Located in the Pacific Ocean, 482 km southwest of Cabo Blanco, Costa Rica, lies the famous Cocos Island Marine Park. A rugged and incredibly beautiful island, this World Heritage Site is the crown jewel of Costa Rica's many National Parks. Cocos Island has an irregular coastline and is approximately 24 km2.
The island was formed during a volcanic upheaval about 2,5 million years ago. Its landmass is punctuated by four mountain peaks, the highest of which is Cerro Yglesisas, at 634 meters.
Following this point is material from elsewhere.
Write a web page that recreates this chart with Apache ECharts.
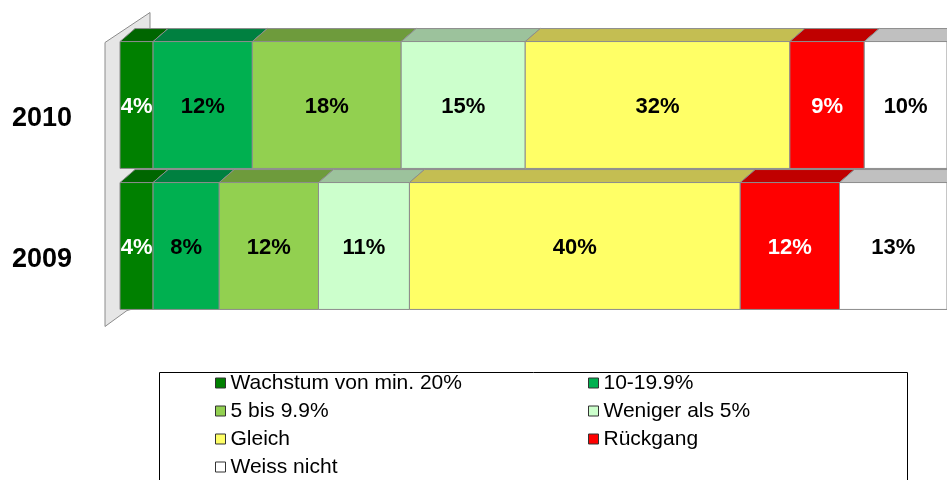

The island has two large bays that make safe boat harbours and sandy beaches. Just off Cocos are a series of smaller basaltic rocks and islets. The largest satellite is Isla Manuelita (formerly Nuez).
The history of Cocos Island is replete with true tales of pirates and explorers. The evidence is everywhere. It can be found in the archives of Spain and England as well as on Cocos itself. For four centuries, adventurers and sailors have left their mark carved in the numerous stones and boulders along the beach of Chatham Bay.
Other common encounters are large schools of jacks and tuna, silky sharks, silver tip sharks, marlin, Creole fish, green turtles and octopus. Cocos Island is also home to at least 27 endemic fish species including the exotic red-lipped batfish.